Stai anche tenendo una coerenza estetica nelle tue copertine, dato che quella di Humans Become Machines ha sopra la stessa ragazza di quella di No Rush to Leave Dreams, il tuo primo EP.
Sì, le ha fatte lo stesso artista. Quella ragazza è dolce, carina, ma anche aggressiva e strana. Rappresenta molto il modo in cui lavoro e mi vedo. Non sono sicura se resterà con me per tutta la mia carriera, ma sono molto felice di quello che rappresenta.
Ti va di raccontarmi l’origine di “SCREAM,” il pezzo che hai fatto con Grimes?
Anni fa, quando Claire era ancora agli inizi, mi scrisse e mi mandò il beat di quel pezzo. Mi piacque subitissimo e cominciai a lavorarci. Ma non c’è stato niente di speciale per me, ho semplicemente scritto quello che sentivo. Il fascino per la violenza e l’amore difficile di cui parlo nel testo è solo espressione del mio modo di relazionarmi al mondo, tutto qua.
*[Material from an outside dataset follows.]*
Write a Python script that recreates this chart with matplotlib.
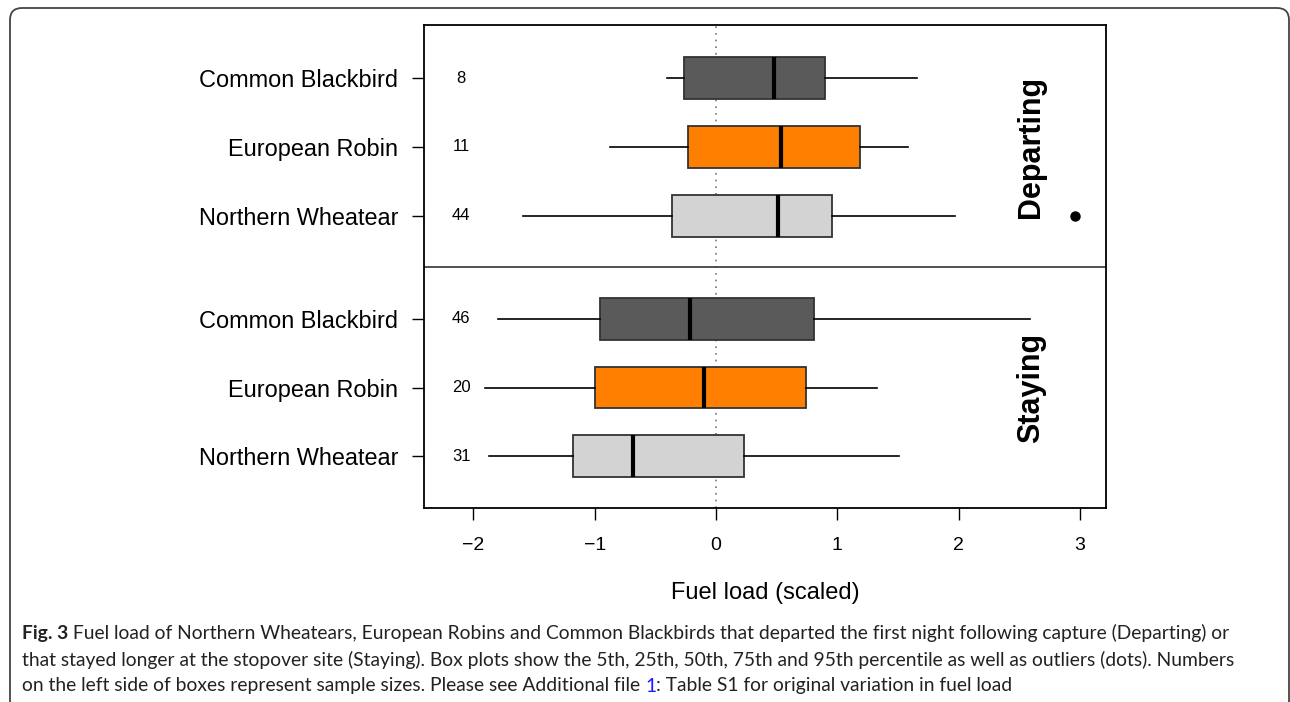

Hai anche un pezzo con Will Butler degli Arcade Fire, tra l’altro: “3001: A Space Disco.”
Sì! Will aveva scritto una recensione di Art Angels per The Talkhouse, e “SCREAM” era il suo pezzo preferito Quindi mi ha contattato e ci siamo incontrati in studio. È stato davvero figo. E mi fa davvero piacere avere la possibilità di collaborare con artisti di ogni genere, e non solo di essere considerata una rapper. Perché sto solo provando a trovare un modo di comunicare il mio mondo, non mi importa davvero nient’altro.
Aristophanes suonerà al Circolo Magnolia di Milano mercoledì 3 maggio. Andateci!